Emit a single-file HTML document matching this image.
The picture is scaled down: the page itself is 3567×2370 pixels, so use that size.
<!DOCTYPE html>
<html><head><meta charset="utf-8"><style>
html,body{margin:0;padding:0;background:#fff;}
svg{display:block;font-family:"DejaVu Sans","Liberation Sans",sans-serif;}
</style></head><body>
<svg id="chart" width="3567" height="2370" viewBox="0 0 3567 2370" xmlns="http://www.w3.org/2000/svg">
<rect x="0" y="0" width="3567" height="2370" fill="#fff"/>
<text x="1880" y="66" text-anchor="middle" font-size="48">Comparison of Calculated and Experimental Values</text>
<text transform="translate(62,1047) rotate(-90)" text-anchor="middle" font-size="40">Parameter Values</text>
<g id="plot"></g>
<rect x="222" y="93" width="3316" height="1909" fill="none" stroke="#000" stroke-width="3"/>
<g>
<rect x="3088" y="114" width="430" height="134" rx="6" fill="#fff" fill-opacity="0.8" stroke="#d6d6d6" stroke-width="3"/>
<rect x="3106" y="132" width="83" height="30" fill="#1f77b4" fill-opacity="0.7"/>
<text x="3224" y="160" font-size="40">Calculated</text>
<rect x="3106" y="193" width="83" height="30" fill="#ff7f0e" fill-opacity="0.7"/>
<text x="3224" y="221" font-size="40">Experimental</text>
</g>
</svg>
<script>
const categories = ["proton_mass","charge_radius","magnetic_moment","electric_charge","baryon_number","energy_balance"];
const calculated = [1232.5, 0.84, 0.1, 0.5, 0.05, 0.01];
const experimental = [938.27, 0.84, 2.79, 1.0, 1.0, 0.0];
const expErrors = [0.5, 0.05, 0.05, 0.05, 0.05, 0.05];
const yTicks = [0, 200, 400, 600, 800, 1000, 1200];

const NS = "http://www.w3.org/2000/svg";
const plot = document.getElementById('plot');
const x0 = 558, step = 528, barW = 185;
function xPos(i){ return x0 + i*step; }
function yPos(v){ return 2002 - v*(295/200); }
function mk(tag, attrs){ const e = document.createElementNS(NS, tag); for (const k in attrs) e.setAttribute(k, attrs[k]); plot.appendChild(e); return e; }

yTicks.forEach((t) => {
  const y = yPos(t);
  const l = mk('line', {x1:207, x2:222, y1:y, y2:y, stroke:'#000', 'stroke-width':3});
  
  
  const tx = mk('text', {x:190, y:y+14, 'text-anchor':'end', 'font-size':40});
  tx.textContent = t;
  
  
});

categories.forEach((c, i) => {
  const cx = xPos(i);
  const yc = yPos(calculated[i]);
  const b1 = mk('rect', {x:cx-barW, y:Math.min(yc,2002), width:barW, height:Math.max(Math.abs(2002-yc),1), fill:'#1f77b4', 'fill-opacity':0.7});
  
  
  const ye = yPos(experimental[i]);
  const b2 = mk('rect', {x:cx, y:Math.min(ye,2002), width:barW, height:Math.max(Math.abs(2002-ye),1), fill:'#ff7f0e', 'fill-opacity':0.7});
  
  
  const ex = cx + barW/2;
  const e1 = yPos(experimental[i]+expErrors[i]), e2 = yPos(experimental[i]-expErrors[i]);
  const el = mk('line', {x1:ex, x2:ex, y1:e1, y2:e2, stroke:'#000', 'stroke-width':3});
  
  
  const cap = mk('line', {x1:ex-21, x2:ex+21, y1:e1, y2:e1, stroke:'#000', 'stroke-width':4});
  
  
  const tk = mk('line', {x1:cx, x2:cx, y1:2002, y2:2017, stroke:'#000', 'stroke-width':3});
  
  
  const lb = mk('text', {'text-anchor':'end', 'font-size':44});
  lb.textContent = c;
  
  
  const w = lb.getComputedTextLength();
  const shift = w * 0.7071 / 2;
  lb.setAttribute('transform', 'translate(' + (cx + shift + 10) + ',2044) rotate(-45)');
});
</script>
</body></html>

---

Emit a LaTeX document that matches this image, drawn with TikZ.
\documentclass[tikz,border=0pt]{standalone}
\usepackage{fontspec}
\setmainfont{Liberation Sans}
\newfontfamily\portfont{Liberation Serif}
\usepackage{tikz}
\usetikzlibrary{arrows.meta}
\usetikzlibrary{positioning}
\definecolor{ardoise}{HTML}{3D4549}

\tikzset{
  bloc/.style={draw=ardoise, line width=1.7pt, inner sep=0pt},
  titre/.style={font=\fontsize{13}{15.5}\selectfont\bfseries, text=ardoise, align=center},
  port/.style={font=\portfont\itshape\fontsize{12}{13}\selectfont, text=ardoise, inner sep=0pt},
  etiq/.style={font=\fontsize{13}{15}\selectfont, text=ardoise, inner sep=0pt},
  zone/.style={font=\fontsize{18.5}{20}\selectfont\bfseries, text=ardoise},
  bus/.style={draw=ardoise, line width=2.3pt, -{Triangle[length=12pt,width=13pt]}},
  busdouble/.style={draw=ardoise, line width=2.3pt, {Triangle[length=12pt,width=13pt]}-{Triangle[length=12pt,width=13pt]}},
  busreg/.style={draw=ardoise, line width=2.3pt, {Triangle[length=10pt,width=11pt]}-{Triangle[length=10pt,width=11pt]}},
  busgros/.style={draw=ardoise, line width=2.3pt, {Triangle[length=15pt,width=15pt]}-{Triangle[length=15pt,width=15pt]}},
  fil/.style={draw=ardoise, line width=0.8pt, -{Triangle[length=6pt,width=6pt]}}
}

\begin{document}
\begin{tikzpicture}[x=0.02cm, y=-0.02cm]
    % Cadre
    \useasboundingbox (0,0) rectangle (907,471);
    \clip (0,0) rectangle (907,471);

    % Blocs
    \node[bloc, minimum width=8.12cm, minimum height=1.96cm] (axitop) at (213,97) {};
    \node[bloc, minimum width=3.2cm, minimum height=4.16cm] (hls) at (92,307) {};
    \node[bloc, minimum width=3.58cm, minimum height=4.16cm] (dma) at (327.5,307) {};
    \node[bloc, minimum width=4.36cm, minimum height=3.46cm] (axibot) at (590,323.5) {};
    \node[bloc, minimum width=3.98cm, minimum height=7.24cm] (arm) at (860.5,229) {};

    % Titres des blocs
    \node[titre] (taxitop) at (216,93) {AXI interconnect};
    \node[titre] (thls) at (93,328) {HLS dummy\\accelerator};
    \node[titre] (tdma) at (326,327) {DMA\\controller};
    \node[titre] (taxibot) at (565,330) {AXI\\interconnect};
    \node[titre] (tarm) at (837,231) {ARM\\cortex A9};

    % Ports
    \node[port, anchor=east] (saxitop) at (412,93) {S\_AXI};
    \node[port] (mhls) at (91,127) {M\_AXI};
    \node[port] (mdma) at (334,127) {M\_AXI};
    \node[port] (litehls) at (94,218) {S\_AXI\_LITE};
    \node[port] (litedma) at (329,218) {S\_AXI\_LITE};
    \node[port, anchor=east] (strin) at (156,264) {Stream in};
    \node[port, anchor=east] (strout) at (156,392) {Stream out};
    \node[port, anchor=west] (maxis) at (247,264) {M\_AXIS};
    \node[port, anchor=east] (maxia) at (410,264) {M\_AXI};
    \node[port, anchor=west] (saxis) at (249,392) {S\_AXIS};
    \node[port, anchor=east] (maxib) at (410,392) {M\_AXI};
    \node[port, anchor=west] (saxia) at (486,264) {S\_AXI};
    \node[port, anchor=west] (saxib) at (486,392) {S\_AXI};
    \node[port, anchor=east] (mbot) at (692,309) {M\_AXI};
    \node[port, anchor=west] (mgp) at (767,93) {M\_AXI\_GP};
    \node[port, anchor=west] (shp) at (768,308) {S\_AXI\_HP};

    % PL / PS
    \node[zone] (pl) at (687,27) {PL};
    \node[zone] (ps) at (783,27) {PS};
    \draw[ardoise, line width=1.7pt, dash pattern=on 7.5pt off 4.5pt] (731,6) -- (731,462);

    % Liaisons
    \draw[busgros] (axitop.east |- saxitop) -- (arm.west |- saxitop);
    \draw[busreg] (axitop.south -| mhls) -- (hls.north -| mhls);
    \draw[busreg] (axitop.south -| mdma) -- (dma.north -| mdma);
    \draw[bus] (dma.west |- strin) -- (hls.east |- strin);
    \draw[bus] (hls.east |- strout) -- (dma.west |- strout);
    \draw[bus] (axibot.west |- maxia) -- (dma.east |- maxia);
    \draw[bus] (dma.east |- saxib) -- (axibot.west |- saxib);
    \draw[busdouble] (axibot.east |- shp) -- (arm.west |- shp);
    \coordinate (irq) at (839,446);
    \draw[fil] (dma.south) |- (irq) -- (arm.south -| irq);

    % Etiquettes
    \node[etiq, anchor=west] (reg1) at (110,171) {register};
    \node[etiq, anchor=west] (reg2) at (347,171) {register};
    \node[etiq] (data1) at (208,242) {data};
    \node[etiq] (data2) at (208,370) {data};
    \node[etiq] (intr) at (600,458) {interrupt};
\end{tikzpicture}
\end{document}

* * *

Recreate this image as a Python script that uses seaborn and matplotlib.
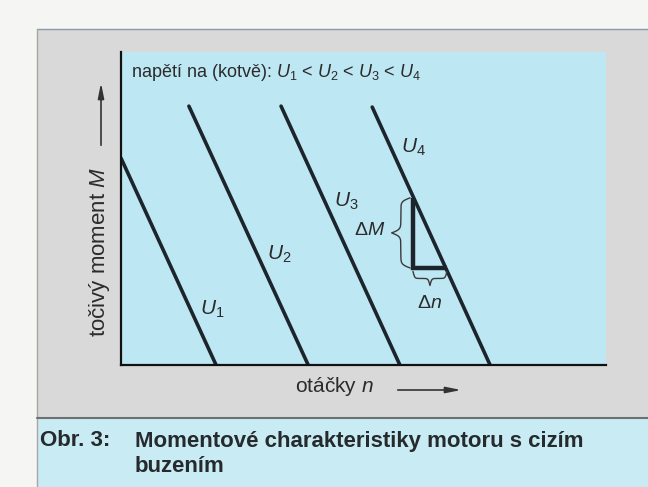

WHAT TO WORK ON - Extract every line from the records above that contains the word "script".

CORRECT RESULT -
<script>
</script>
Recreate this image as a Python script that uses seaborn and matplotlib.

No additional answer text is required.